**To be done:**
In the records that follow, the lines from the one containing "Write a Python" to the one containing "from matplotlib.ticker import MultipleLocator", inclusive, are to be given again exactly.
* START *
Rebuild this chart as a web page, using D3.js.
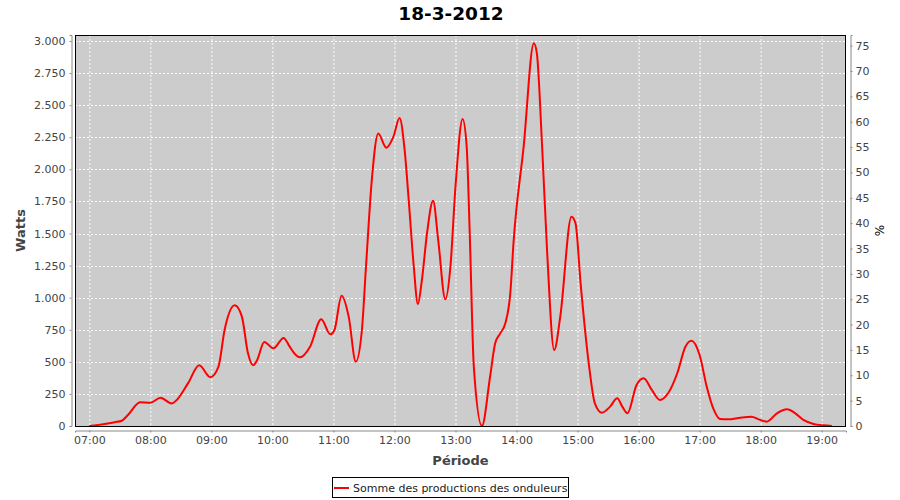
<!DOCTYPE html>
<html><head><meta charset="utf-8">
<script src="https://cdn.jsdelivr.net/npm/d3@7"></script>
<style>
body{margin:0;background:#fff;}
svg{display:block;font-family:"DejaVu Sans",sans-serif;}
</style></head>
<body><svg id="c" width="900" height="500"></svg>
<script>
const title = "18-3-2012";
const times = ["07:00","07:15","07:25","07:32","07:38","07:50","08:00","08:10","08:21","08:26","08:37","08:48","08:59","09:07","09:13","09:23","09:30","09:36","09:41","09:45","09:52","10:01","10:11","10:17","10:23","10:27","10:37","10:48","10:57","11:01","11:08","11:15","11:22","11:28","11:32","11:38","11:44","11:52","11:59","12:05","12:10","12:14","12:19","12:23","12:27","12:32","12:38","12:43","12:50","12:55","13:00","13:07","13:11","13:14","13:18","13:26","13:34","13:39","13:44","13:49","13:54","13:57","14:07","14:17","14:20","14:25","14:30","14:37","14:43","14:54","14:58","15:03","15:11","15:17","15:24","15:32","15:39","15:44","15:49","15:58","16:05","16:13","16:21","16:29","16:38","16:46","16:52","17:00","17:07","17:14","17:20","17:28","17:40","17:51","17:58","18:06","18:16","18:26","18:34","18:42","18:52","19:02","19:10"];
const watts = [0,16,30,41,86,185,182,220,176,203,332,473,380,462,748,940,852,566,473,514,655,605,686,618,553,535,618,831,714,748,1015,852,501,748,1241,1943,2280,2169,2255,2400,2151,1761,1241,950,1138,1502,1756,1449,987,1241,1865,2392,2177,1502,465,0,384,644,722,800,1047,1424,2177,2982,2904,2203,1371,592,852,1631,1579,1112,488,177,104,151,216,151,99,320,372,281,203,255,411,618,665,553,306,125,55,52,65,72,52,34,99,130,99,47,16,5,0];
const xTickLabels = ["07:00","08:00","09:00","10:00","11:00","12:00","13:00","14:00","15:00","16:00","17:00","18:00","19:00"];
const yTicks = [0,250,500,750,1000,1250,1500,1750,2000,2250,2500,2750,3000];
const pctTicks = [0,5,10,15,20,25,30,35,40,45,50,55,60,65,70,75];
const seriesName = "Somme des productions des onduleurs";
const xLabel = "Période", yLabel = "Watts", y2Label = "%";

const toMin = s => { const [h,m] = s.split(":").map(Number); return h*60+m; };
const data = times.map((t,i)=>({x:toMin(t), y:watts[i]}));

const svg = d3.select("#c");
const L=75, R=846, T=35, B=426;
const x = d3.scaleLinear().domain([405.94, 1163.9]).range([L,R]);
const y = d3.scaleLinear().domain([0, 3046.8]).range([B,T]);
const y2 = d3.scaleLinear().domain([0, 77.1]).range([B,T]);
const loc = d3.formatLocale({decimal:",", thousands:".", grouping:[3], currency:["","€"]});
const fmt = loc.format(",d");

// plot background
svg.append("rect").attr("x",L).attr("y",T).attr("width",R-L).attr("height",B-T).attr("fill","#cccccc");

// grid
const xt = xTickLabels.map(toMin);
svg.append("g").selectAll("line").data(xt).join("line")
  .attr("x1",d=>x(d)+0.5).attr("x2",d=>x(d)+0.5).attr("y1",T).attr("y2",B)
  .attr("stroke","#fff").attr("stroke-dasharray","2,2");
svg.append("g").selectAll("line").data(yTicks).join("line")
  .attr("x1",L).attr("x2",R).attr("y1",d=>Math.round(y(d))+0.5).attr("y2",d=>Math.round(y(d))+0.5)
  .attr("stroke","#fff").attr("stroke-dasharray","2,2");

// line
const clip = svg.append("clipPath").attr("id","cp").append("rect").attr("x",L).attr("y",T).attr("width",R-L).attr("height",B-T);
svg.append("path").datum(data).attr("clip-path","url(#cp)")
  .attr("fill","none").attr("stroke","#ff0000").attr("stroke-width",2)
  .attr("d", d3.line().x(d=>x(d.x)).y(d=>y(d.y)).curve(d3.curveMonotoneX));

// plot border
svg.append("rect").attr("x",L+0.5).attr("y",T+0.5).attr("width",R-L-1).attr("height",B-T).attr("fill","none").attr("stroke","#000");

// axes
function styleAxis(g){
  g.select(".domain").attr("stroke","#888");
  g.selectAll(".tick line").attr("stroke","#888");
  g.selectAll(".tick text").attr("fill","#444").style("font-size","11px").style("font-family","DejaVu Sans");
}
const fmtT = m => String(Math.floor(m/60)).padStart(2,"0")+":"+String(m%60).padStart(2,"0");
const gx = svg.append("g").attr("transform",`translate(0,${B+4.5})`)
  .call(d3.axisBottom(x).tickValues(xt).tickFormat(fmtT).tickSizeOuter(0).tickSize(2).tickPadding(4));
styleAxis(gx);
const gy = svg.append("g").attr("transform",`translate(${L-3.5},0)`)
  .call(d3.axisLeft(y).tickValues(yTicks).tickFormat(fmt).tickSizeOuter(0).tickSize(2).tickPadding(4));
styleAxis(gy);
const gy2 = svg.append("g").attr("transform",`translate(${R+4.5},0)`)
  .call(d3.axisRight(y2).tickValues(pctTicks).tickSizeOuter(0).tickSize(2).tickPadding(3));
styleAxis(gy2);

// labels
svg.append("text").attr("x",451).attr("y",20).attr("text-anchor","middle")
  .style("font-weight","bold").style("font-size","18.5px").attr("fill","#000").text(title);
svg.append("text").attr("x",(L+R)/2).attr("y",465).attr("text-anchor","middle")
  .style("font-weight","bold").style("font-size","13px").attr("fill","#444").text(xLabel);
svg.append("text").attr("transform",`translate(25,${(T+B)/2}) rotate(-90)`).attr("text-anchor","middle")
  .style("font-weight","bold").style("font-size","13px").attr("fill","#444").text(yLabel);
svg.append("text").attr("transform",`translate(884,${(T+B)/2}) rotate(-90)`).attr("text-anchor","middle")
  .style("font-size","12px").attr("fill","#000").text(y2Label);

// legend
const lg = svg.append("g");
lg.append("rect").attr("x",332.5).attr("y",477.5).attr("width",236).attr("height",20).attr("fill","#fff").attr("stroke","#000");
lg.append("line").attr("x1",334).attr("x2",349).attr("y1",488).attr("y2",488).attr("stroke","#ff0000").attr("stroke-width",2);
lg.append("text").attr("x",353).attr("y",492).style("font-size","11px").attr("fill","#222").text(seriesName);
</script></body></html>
* END *
* START *
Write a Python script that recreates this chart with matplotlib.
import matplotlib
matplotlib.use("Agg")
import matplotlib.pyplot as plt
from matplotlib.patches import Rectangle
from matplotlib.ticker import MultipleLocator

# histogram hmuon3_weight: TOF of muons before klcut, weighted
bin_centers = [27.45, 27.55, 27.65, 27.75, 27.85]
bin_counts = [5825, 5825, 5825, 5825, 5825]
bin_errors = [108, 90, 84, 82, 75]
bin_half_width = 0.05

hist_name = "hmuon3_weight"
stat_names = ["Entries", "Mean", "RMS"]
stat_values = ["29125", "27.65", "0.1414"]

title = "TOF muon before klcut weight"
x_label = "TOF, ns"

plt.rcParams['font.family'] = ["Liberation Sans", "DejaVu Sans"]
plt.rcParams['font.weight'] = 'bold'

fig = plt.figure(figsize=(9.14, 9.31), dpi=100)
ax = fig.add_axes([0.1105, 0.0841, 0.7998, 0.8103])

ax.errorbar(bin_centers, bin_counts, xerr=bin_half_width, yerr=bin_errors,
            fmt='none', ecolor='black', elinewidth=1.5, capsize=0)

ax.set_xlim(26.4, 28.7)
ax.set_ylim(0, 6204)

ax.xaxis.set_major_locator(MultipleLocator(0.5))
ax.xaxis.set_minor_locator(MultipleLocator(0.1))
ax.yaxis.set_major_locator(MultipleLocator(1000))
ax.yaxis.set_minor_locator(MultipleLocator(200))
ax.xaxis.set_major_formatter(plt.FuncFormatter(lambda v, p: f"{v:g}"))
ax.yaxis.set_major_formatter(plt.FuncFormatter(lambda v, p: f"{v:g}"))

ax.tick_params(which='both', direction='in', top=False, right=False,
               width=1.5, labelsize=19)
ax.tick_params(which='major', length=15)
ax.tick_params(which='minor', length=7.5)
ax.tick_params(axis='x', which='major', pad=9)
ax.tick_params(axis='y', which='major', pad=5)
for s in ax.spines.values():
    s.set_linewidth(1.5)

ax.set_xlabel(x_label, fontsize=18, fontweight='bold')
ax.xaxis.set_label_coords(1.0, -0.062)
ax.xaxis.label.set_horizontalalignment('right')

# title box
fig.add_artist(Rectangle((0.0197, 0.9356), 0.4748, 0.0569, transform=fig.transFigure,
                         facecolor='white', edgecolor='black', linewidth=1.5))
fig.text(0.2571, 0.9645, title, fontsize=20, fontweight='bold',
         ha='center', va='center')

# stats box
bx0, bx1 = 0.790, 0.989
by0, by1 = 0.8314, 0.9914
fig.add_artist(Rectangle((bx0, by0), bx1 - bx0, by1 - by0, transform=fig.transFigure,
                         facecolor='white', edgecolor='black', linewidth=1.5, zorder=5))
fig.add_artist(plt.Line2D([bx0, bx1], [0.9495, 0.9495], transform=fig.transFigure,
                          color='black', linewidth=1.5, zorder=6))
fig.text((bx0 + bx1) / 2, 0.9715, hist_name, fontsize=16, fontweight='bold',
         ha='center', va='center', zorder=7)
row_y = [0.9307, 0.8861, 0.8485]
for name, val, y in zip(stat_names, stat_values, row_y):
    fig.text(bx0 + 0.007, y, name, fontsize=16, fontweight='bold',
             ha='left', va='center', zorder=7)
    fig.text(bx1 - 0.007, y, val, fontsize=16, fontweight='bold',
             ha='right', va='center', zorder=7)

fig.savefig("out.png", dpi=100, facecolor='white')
* END *
* START *
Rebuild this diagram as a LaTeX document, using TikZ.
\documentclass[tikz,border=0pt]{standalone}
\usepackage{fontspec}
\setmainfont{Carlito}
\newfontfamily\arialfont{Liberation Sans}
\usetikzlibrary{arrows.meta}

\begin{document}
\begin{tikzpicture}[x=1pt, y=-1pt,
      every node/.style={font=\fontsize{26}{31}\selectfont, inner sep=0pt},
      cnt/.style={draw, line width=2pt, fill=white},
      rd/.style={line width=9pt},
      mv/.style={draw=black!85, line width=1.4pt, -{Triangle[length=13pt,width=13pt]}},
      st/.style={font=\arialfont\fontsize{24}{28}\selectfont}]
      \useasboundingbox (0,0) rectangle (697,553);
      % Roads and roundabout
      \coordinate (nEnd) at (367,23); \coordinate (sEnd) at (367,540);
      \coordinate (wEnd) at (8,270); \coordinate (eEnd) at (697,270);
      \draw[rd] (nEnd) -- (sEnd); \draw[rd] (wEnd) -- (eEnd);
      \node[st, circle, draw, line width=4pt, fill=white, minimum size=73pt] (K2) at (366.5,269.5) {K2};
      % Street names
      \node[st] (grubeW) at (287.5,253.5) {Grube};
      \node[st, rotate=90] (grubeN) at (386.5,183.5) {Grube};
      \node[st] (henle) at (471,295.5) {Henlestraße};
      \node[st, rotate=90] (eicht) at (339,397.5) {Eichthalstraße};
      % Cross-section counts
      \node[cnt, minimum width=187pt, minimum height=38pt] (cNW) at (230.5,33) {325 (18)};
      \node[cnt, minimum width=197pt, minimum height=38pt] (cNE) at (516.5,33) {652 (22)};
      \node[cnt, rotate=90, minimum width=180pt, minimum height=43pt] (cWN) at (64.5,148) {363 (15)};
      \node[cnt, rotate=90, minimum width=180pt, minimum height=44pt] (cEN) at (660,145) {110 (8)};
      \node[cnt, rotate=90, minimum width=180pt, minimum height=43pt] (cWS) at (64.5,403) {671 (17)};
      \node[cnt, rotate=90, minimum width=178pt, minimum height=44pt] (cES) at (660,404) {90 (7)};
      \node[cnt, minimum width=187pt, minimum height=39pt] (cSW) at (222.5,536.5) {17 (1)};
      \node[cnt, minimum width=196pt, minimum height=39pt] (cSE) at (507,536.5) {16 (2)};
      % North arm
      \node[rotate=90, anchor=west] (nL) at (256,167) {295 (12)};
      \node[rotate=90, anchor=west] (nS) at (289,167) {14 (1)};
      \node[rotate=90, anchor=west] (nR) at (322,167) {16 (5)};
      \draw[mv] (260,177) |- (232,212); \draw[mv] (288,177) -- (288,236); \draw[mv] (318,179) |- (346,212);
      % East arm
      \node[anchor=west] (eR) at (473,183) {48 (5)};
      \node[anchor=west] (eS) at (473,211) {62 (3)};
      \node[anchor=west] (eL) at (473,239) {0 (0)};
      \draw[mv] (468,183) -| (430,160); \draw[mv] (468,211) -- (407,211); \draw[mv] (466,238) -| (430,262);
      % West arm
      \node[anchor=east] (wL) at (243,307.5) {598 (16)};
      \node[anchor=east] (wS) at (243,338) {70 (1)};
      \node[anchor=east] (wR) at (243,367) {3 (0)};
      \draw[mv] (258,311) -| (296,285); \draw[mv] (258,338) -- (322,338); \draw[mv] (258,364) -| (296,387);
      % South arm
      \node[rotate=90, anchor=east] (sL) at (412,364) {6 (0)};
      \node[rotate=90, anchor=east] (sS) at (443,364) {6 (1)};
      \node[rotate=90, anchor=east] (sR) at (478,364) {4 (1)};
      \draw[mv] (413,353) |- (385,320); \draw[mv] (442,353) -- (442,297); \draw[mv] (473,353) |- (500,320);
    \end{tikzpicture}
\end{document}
* END *
**Answer in full:**
Write a Python script that recreates this chart with matplotlib.
import matplotlib
matplotlib.use("Agg")
import matplotlib.pyplot as plt
from matplotlib.patches import Rectangle
from matplotlib.ticker import MultipleLocator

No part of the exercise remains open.